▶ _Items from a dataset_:

★ ★ ★ ★ ★ ★ ★

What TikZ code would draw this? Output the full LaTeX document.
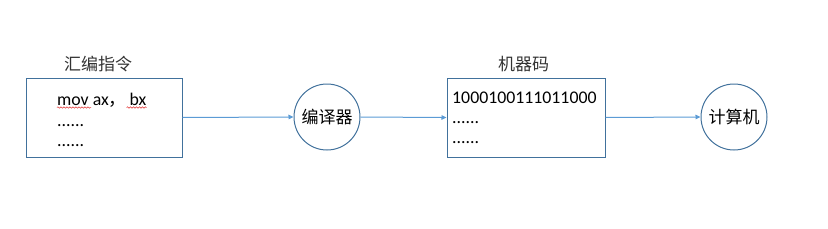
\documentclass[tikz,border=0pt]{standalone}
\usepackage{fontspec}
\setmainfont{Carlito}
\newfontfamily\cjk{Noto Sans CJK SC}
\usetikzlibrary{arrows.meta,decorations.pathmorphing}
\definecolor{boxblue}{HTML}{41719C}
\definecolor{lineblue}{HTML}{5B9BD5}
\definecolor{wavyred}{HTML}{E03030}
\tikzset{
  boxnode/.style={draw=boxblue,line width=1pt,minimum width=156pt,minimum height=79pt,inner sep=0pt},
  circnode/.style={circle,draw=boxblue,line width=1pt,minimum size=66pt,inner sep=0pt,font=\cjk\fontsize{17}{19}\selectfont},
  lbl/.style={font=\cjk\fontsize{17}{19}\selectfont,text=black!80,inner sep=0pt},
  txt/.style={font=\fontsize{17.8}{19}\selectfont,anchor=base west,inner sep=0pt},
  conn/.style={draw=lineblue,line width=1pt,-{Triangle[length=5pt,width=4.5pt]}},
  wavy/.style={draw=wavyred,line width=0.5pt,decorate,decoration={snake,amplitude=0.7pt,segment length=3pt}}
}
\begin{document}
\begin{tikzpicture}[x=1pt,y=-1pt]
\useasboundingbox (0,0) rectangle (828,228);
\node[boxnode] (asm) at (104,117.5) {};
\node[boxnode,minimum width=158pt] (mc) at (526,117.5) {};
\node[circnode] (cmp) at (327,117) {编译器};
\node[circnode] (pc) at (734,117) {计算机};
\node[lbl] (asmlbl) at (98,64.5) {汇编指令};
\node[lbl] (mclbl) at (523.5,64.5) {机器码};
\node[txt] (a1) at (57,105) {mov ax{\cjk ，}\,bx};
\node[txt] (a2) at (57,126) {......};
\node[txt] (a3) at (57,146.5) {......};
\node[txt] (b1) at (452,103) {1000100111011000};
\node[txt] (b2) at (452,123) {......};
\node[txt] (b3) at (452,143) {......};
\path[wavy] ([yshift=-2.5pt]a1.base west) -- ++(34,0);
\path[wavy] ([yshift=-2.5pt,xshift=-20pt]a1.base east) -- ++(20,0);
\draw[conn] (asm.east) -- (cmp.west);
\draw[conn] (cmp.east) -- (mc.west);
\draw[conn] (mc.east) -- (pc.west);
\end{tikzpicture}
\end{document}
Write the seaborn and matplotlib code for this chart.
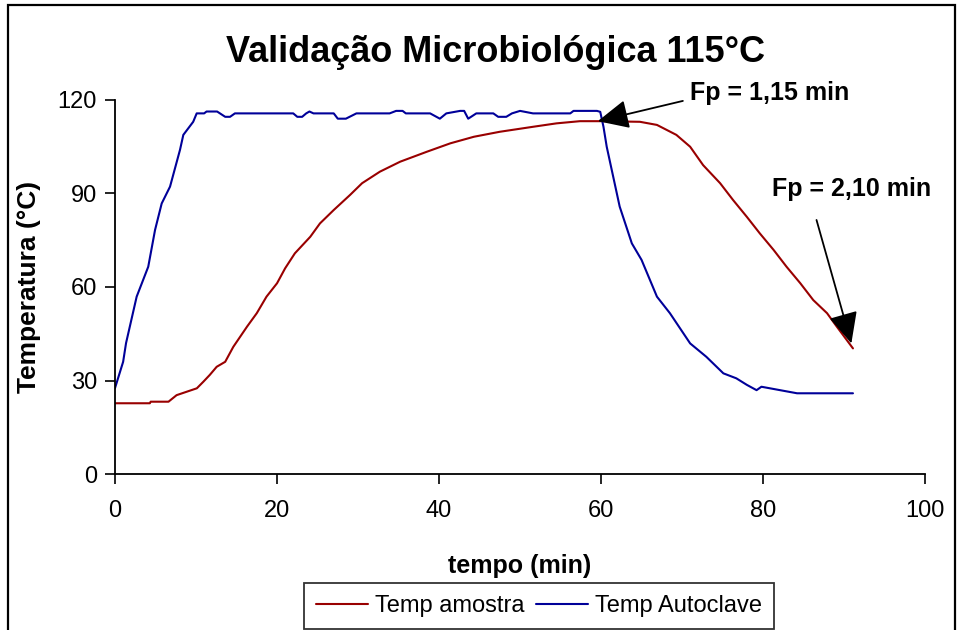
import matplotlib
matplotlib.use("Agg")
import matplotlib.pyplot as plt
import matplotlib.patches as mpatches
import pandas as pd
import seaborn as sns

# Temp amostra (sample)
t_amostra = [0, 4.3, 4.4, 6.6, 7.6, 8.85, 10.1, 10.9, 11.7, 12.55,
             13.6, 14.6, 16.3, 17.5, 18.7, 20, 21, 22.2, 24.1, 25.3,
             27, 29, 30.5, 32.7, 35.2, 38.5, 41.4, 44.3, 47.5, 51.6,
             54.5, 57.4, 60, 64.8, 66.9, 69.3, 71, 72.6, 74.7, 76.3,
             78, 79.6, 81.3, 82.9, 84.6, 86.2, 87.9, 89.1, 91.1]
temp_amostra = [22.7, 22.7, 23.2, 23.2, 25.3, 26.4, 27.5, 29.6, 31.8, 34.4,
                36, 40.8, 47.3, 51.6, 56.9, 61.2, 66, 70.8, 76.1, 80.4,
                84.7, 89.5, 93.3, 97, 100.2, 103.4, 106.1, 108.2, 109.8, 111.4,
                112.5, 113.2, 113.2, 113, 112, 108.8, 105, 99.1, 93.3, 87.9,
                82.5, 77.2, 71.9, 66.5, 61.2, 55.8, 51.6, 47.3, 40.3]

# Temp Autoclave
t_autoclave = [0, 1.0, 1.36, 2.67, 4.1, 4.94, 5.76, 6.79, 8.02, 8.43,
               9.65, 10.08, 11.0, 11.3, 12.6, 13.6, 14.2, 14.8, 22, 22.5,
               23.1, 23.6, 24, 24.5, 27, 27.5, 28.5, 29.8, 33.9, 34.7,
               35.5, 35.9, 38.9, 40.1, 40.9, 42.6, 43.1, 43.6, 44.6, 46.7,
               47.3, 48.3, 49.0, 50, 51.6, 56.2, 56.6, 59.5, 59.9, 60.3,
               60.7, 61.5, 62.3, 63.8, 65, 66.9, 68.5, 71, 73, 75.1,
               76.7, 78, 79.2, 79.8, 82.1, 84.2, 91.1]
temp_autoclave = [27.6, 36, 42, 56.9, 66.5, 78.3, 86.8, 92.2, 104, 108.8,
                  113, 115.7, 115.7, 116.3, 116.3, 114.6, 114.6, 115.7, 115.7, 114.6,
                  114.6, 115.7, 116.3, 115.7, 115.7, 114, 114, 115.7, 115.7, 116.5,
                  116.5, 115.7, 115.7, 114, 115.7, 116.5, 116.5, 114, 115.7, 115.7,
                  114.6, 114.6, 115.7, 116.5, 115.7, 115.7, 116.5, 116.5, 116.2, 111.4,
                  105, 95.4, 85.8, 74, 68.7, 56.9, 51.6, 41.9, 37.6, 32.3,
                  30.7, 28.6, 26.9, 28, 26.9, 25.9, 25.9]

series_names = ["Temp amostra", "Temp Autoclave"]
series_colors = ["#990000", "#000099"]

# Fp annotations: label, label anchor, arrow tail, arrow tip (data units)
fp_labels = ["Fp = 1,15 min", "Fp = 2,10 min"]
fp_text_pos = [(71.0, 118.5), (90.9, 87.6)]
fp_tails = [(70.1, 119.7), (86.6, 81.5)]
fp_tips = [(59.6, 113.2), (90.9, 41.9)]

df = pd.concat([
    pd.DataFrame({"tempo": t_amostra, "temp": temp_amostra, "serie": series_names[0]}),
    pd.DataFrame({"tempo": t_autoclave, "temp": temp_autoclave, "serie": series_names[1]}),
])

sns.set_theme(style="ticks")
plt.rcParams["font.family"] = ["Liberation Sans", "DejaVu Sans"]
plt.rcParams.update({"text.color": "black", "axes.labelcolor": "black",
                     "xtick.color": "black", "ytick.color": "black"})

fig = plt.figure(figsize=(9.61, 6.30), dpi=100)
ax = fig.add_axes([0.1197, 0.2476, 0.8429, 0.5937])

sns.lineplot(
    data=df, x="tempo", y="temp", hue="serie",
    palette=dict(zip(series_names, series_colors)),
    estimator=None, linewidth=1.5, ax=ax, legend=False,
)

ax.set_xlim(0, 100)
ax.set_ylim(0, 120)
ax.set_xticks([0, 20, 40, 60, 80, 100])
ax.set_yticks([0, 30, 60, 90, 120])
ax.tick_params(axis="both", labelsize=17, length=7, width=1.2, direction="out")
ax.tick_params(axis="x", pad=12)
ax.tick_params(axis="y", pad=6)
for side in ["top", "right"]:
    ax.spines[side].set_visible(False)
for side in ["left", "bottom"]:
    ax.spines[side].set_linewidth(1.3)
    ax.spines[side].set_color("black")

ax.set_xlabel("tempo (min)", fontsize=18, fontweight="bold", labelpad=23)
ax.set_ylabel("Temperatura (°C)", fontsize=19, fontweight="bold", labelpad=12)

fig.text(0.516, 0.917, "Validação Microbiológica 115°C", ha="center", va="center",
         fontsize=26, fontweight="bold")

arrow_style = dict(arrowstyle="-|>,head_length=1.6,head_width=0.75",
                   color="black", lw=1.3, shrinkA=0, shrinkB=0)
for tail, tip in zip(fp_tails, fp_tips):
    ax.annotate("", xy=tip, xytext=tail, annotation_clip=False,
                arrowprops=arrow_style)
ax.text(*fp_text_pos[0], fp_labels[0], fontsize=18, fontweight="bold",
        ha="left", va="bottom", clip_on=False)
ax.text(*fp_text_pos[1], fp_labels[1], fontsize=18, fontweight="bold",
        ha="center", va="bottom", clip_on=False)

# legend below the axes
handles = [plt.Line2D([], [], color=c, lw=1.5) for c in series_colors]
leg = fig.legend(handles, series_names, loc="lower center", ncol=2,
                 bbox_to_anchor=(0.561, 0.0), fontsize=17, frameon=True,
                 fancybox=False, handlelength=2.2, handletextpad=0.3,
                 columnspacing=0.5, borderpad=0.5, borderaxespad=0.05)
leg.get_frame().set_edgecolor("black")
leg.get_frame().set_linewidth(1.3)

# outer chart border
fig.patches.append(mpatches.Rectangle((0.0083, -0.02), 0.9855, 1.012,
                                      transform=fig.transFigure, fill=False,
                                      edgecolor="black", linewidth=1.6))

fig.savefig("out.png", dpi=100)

★ ★ ★ ★ ★ ★ ★

▶ _STATED TASK_: All lines above containing the string "this" are to be collected.

▶ _WRITTEN ANSWER_:
What TikZ code would draw this? Output the full LaTeX document.
Write the seaborn and matplotlib code for this chart.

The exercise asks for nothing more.